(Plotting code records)
= = = = = = =
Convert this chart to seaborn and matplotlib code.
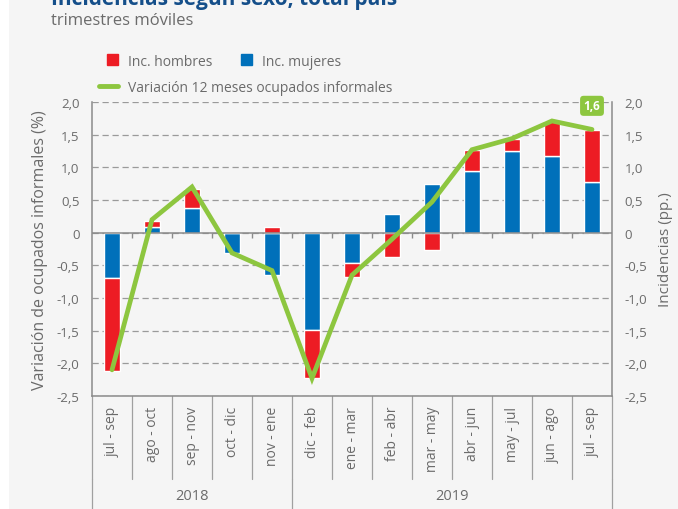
import numpy as np
import pandas as pd
import matplotlib
matplotlib.use("Agg")
import matplotlib.pyplot as plt
import seaborn as sns
from matplotlib.patches import Patch, Rectangle
from matplotlib.lines import Line2D
from matplotlib.ticker import FuncFormatter

# Datos (trimestres móviles)
periodos = ["jul - sep", "ago - oct", "sep - nov", "oct - dic", "nov - ene",
            "dic - feb", "ene - mar", "feb - abr", "mar - may", "abr - jun",
            "may - jul", "jun - ago", "jul - sep"]
anios = ["2018", "2019"]
n_2018 = 5
inc_mujeres = [-0.70, 0.08, 0.38, -0.31, -0.65, -1.49, -0.46, 0.28, 0.75, 0.95, 1.25, 1.17, 0.78]
inc_hombres = [-1.42, 0.10, 0.29, 0.00, 0.09, -0.74, -0.22, -0.38, -0.26, 0.32, 0.19, 0.54, 0.79]
variacion = [-2.10, 0.20, 0.70, -0.31, -0.58, -2.23, -0.65, -0.10, 0.47, 1.27, 1.44, 1.71, 1.58]
etiqueta_final = "1,6"

rojo = "#ED1C24"
azul = "#0070BA"
verde = "#8DC63F"
gris = "#8a8a8a"
texto = "#6b6b6b"
fondo = "#f5f5f5"

sns.set_theme(style="white")
plt.rcParams["font.family"] = ["Open Sans", "DejaVu Sans"]

pos = np.arange(len(periodos))
df = pd.DataFrame({"pos": pos, "mujeres": inc_mujeres,
                   "hombres": inc_hombres, "variacion": variacion})
# hombres se apila sobre mujeres cuando tienen el mismo signo
base_h = np.where(np.sign(df["hombres"]) == np.sign(df["mujeres"]), df["mujeres"], 0)

fig = plt.figure(figsize=(6.78, 5.10), dpi=100, facecolor=fondo)
fig.patches.append(Rectangle((0, 0), 9 / 678, 1, transform=fig.transFigure,
                             facecolor="white", edgecolor="none", zorder=0))
ax = fig.add_axes([92 / 678, 1 - 397 / 510, 520 / 678, 294 / 510])
ax.set_facecolor(fondo)

sns.barplot(data=df, x="pos", y="mujeres", color=azul, saturation=1,
            width=0.4, ax=ax, zorder=2)
ax.bar(pos, df["hombres"], bottom=base_h, width=0.4, color=rojo, zorder=2)
sns.lineplot(data=df, x="pos", y="variacion", color=verde, lw=3.4, ax=ax,
             zorder=4, solid_joinstyle="miter")

ax.set_xlim(-0.5, len(periodos) - 0.5)
ax.set_ylim(-2.5, 2.0)
yticks = np.arange(-2.5, 2.01, 0.5)
fmt = FuncFormatter(lambda v, p: "0" if abs(v) < 1e-9 else f"{v:.1f}".replace(".", ","))
ax.set_yticks(yticks)
ax.yaxis.set_major_formatter(fmt)
ax.tick_params(axis="y", length=0, pad=9, labelsize=9.5, labelcolor=texto)
ax.yaxis.grid(True, ls=(0, (5, 3)), color="#9a9a9a", lw=0.9)
ax.set_axisbelow(True)
ax.axhline(0, color=gris, lw=1.1, zorder=3)

# ticks en los bordes de categoría
bordes = np.arange(len(periodos) + 1) - 0.5
ax.set_xticks(pos)
ax.set_xticklabels([])
ax.tick_params(axis="x", which="major", length=0)
ax.set_xticks(bordes[1:-1], minor=True)
ax.tick_params(axis="x", which="minor", direction="in", length=4, color=gris, width=1)
ax.vlines(bordes[1:-1], 0, -0.08, color=gris, lw=1, zorder=3)
ax.set_xlabel("")

for s in ["top", "right"]:
    ax.spines[s].set_visible(False)
for s in ["left", "bottom"]:
    ax.spines[s].set_color(gris)
    ax.spines[s].set_linewidth(1.1)

ax.set_ylabel("Variación de ocupados informales (%)", fontsize=11.5, color=texto)
ax.yaxis.set_label_coords(-0.085, 0.5)

ax2 = ax.twinx()
ax2.set_ylim(-2.5, 2.0)
ax2.set_yticks(yticks)
ax2.yaxis.set_major_formatter(fmt)
ax2.tick_params(axis="y", length=0, pad=9, labelsize=9.5, labelcolor=texto)
for s in ["top", "left", "bottom"]:
    ax2.spines[s].set_visible(False)
ax2.spines["right"].set_color(gris)
ax2.spines["right"].set_linewidth(1.1)
ax2.grid(False)
ax2.set_ylabel("Incidencias (pp.)", fontsize=11, color=texto)
ax2.yaxis.set_label_coords(1.088, 0.5)

# etiqueta del último valor
ax.annotate(etiqueta_final, xy=(pos[-1], variacion[-1]), xytext=(0, 17),
            textcoords="offset points", ha="center", va="center",
            color="white", fontsize=8.5, fontweight="bold", zorder=6,
            bbox=dict(boxstyle="round,pad=0.3", fc=verde, ec="none"))

# tabla de categorías bajo el eje
trans = ax.get_xaxis_transform()
y_celda = -(480 - 397) / 294
y_fin = -(512 - 397) / 294
for b in bordes:
    ax.plot([b, b], [0, y_celda], transform=trans, color="#a0a0a0", lw=0.9,
            clip_on=False)
for b in [bordes[0], bordes[n_2018], bordes[-1]]:
    ax.plot([b, b], [y_celda, y_fin], transform=trans, color="#a0a0a0", lw=0.9,
            clip_on=False)
for p, lab in zip(pos, periodos):
    ax.text(p, -(407 - 397) / 294, lab, transform=trans, rotation=90,
            ha="center", va="top", fontsize=10, color=texto)
centros = [(bordes[0] + bordes[n_2018]) / 2, (bordes[n_2018] + bordes[-1]) / 2]
for c, a in zip(centros, anios):
    ax.text(c, -(497 - 397) / 294, a, transform=trans, ha="center", va="center",
            fontsize=10.5, color=texto)

# leyenda
h1 = [Patch(color=rojo), Patch(color=azul)]
leg1 = fig.legend(h1, ["Inc. hombres", "Inc. mujeres"], loc="center left",
                  bbox_to_anchor=(107 / 678, 1 - 62 / 510), ncol=2, frameon=False,
                  fontsize=10, borderpad=0, borderaxespad=0, handlelength=0.8,
                  handleheight=0.8, handletextpad=0.7, columnspacing=2.1,
                  labelcolor=texto)
h2 = [Line2D([], [], color=verde, lw=3.5, solid_capstyle="round")]
leg2 = fig.legend(h2, ["Variación 12 meses ocupados informales"], loc="center left",
                  bbox_to_anchor=(99 / 678, 1 - 88 / 510), frameon=False,
                  fontsize=10, borderpad=0, borderaxespad=0, handlelength=1.4,
                  handletextpad=0.7, labelcolor=texto)

# títulos (cortados en el borde superior, como en el original)
fig.text(51 / 678, 1 - 5 / 510, "Incidencias según sexo, total país",
         fontsize=15, fontweight="bold", color="#154f8a", va="baseline")
fig.text(51 / 678, 1 - 25 / 510, "trimestres móviles", fontsize=12,
         color=texto, va="baseline")

fig.savefig("out.png", dpi=100, facecolor=fondo)
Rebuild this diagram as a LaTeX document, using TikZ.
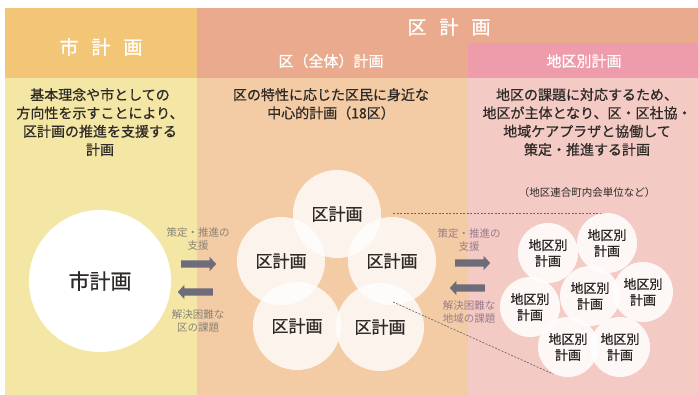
\documentclass[tikz,border=0pt]{standalone}
\usepackage{fontspec}
\setmainfont{Noto Sans CJK JP}
\newfontfamily\medjp{Noto Sans CJK JP}[FakeBold=0.7]
\newfontfamily\boldjp{Noto Sans CJK JP}[FakeBold=1.2]
\usetikzlibrary{shapes.arrows}
\definecolor{lhead}{HTML}{F2C676}
\definecolor{lbody}{HTML}{F4E6A4}
\definecolor{mhead}{HTML}{EAAA8E}
\definecolor{rhead}{HTML}{EE9CAB}
\definecolor{mbody}{HTML}{F3CBA4}
\definecolor{rbody}{HTML}{F3CAC4}
\definecolor{txt}{HTML}{2E2A28}
\definecolor{arrowgray}{HTML}{6E6C7A}
\definecolor{lbl}{HTML}{8A8478}
\definecolor{mlbl}{HTML}{9A7C8C}
\definecolor{dashc}{HTML}{6A6A6A}
\tikzset{
  headtxt/.style={text=white, font=\boldjp\fontsize{19}{20}\selectfont},
  subtxt/.style={text=white, font=\medjp\fontsize{15}{16}\selectfont},
  desc/.style={text=txt, align=center, font=\medjp\fontsize{14}{18.3}\selectfont, inner sep=0pt},
  bigcircle/.style={circle, fill=white, minimum size=142pt, inner sep=0pt, text=txt, font=\medjp\fontsize{21}{22}\selectfont},
  kucircle/.style={circle, fill=white, fill opacity=0.8, text opacity=1, minimum size=88pt, inner sep=0pt, text=txt, font=\medjp\fontsize{17}{18}\selectfont},
  chikucircle/.style={circle, fill=white, fill opacity=0.85, text opacity=1, minimum size=60pt, inner sep=0pt, text=txt, align=center, font=\medjp\fontsize{13}{16}\selectfont},
  blockarrow/.style={single arrow, fill=arrowgray, minimum height=35pt, inner xsep=0pt, inner ysep=3.5pt, single arrow head extend=3.5pt, single arrow tip angle=95},
  smalllbl/.style={align=center, font=\fontsize{10.5}{13}\selectfont, inner sep=0pt},
  zoomline/.style={draw=dashc, line width=0.7pt, dash pattern=on 2pt off 1.5pt},
}
\begin{document}
\begin{tikzpicture}[x=1pt,y=-1pt]
\useasboundingbox (0,0) rectangle (698,395);
\fill[white] (0,0) rectangle (698,395);
% backgrounds
\fill[lhead] (5,8) rectangle (197,78);
\fill[lbody] (5,78) rectangle (197,395);
\fill[mhead] (197,8) rectangle (698,43);
\fill[mhead] (197,43) rectangle (468,78);
\fill[rhead] (468,43) rectangle (698,78);
\fill[mbody] (197,78) rectangle (468,395);
\fill[rbody] (468,78) rectangle (698,395);
% headers
\node[headtxt] (hshi) at (101,47) {市\hspace{13pt}計\hspace{13pt}画};
\node[headtxt] (hku) at (449,27) {区\hspace{13pt}計\hspace{13pt}画};
\node[subtxt] (hkuall) at (331,61) {区（全体）計画};
\node[subtxt] (hchiku) at (584,61) {地区別計画};
% descriptions
\node[desc, anchor=north] (dshi) at (100,88) {基本理念や市としての\\方向性を示すことにより、\\区計画の推進を支援する\\計画};
\node[desc, anchor=north] (dku) at (331,88) {区の特性に応じた区民に身近な\\中心的計画（18区）};
\node[desc, anchor=north] (dchiku) at (587,88) {地区の課題に対応するため、\\地区が主体となり、区・区社協・\\地域ケアプラザと協働して\\策定・推進する計画};
\node[text=txt, font=\fontsize{10.5}{12}\selectfont] (unit) at (587,193) {（地区連合町内会単位など）};
% city circle
\node[bigcircle] (shi) at (100,281) {市計画};
% left arrows
\node[smalllbl, text=lbl] (l1) at (198,239) {策定・推進の\\支援};
\node[blockarrow] (a1) at (197,264) {};
\node[blockarrow, shape border rotate=180] (a2) at (197,292) {};
\node[smalllbl, text=lbl] (l2) at (198,321) {解決困難な\\区の課題};
% ward circles
\node[kucircle] (k1) at (337,214) {区計画};
\node[kucircle] (k2) at (281,261) {区計画};
\node[kucircle] (k3) at (392,261) {区計画};
\node[kucircle] (k4) at (297,326) {区計画};
\node[kucircle] (k5) at (380,327) {区計画};
% zoom lines
\coordinate (z1s) at (393,213);
\coordinate (z1e) at (606,213);
\coordinate (z2s) at (393,302);
\coordinate (z2e) at (553,374);
\draw[zoomline] (z1s) -- (z1e);
\draw[zoomline] (z2s) -- (z2e);
% middle arrows
\node[smalllbl, text=mlbl] (m1) at (469,240) {策定・推進の\\支援};
\node[blockarrow] (a3) at (471,263) {};
\node[blockarrow, shape border rotate=180] (a4) at (469,288) {};
\node[smalllbl, text=mlbl] (m2) at (469,312) {解決困難な\\地域の課題};
% district circles
\node[chikucircle] (c1) at (548,253) {地区別\\計画};
\node[chikucircle] (c2) at (607,243) {地区別\\計画};
\node[chikucircle] (c3) at (643,292) {地区別\\計画};
\node[chikucircle] (c5) at (530,307) {地区別\\計画};
\node[chikucircle] (c4) at (590,296) {地区別\\計画};
\node[chikucircle] (c6) at (568,347) {地区別\\計画};
\node[chikucircle] (c7) at (620,347) {地区別\\計画};
\end{tikzpicture}
\end{document}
= = = = = = =
WRITTEN PROBLEM:
Skip the pictures, please, and transcribe only the lines from the beginning of the material through the one that contains "from matplotlib.ticker import FuncFormatter".

RESULT OF THIS EXERCISE:
Convert this chart to seaborn and matplotlib code.
import numpy as np
import pandas as pd
import matplotlib
matplotlib.use("Agg")
import matplotlib.pyplot as plt
import seaborn as sns
from matplotlib.patches import Patch, Rectangle
from matplotlib.lines import Line2D
from matplotlib.ticker import FuncFormatter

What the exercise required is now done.